Global ride-hailing giant Uber Technologies Inc. is merging with dominant local rival Didi Chuxing, thus ending a costly battle between the two companies, which competed for customers and drivers.
The valuation of the combined business will be $35 billion, according to a report from business news portal Bloomberg, which cited a leaked blog post draft and anonymous sources.
Both companies have spent billions of dollars on subsidies for drivers and passengers, as well as trading vitriolic accusations, as they fought for dominance in the potentially lucrative market.
As part of the deal, investors in Uber China, which is a separate business unit owned by Uber, will get a 20% stake in the combined company, and Didi will make a $1 billion investment in Uber’s main business at a $68 billion valuation, the report said.

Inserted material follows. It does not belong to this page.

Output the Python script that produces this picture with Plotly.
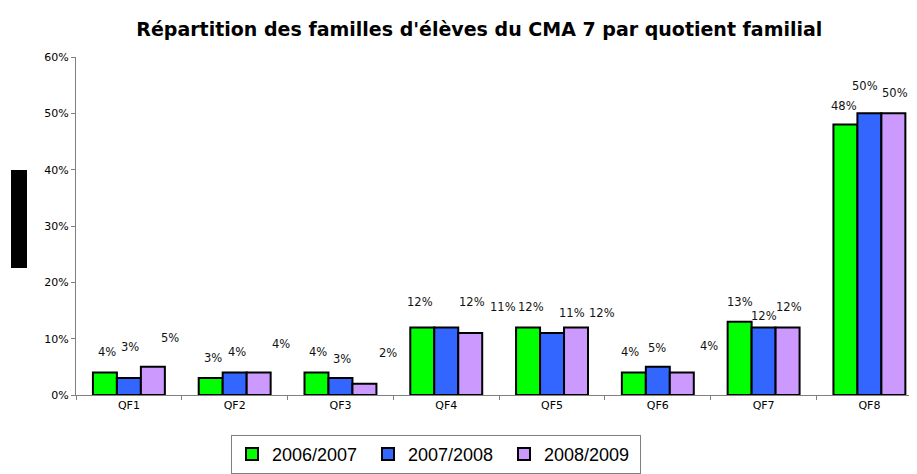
import plotly.graph_objects as go

categories = ["QF1", "QF2", "QF3", "QF4", "QF5", "QF6", "QF7", "QF8"]
series_names = ["2006/2007", "2007/2008", "2008/2009"]
v_2006 = [4, 3, 4, 12, 12, 4, 13, 48]
v_2007 = [3, 4, 3, 12, 11, 5, 12, 50]
v_2008 = [5, 4, 2, 11, 12, 4, 12, 50]
series_values = [v_2006, v_2007, v_2008]
colors = ["#00FF00", "#3366FF", "#CC99FF"]

# Excel put the data labels a bit off their bars; pixel nudges per label
label_dx = [
    [2, 2, 2, -2, 3, -4, 0, -1],
    [1, 2, 2, 26, 20, -1, 0, -4],
    [17, 22, 24, 33, 26, 27, 1, 2],
]
label_dy = [
    [20, 20, 20, 25, 20, 20, 20, 19],
    [31, 20, 19, 25, 20, 19, 11, 27],
    [29, 28, 31, 26, 14, 26, 20, 20],
]
bar_px = 24

fig = go.Figure()
for name, vals, col in zip(series_names, series_values, colors):
    fig.add_trace(go.Bar(
        x=categories, y=vals, name=name,
        marker=dict(color=col, line=dict(color="black", width=2)),
    ))

for j, vals in enumerate(series_values):
    for i, v in enumerate(vals):
        fig.add_annotation(
            x=categories[i], y=v, text=f"{v}%", showarrow=False,
            xshift=(j - 1) * bar_px + label_dx[j][i], yshift=label_dy[j][i],
            xanchor="center", yanchor="middle",
            font=dict(family="DejaVu Sans", size=11.5, color="#111111"),
        )

# redacted axis title block
fig.add_shape(type="rect", xref="paper", yref="paper",
              x0=-65 / 841, x1=-49 / 841, y0=127 / 338, y1=225 / 338,
              fillcolor="black", line=dict(width=0))

fig.update_layout(
    width=917, height=474,
    margin=dict(l=68, r=8, t=49, b=87),
    paper_bgcolor="white", plot_bgcolor="white",
    font=dict(family="DejaVu Sans, Arial, sans-serif", color="black"),
    title=dict(text="<b>Répartition des familles d'élèves du CMA 7 par quotient familial</b>",
               x=0.514, xanchor="center", y=0.956, yanchor="middle",
               font=dict(family="DejaVu Sans", size=19, color="black")),
    barmode="group", bargap=0.32, bargroupgap=0,
    showlegend=True,
    legend=dict(orientation="h", x=0.1843, xanchor="left", y=-0.118, yanchor="top",
                bordercolor="#808080", borderwidth=1,
                font=dict(family="Liberation Sans, Arial", size=18),
                itemwidth=30, entrywidth=91),
)
fig.update_xaxes(range=[-0.5, 7.45], showline=True, linecolor="#808080", linewidth=1,
                 ticks="outside", tickson="boundaries", ticklen=4, tickcolor="#808080",
                 showgrid=False, tickfont=dict(size=11), fixedrange=True)
fig.update_yaxes(range=[0, 60], dtick=10, ticksuffix="%", showline=True,
                 linecolor="#808080", linewidth=1, ticks="outside", ticklen=4,
                 tickcolor="#808080", showgrid=False, zeroline=False,
                 tickfont=dict(size=11))

fig.write_html("out.html")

Last year, China’s ride-hailing leaders Didi and Kuaidi joined forces, creating a homegrown juggernaut. The merged company Didi Chuxing brought together backers Alibaba Group Holding Ltd. and Tencent Holdings Ltd., the country’s most valuable internet businesses. Didi, which claims almost 90 percent of the China ride-hailing market, said last month that it had recently raised $7.3 billion - $1 billion of which came from Apple - in one of the world's largest private equity financing rounds.
A blog post circulating on Chinese social media purportedly written by Uber CEO Travis Kalanick said: "I've learned that being successful is about listening to your head as well as following your heart."
Both firms were "investing billions of dollars in China and both companies have yet to turn a profit there", he added.
"Getting to profitability is the only way to build a sustainable business that can best serve Chinese riders, drivers and cities over the long term."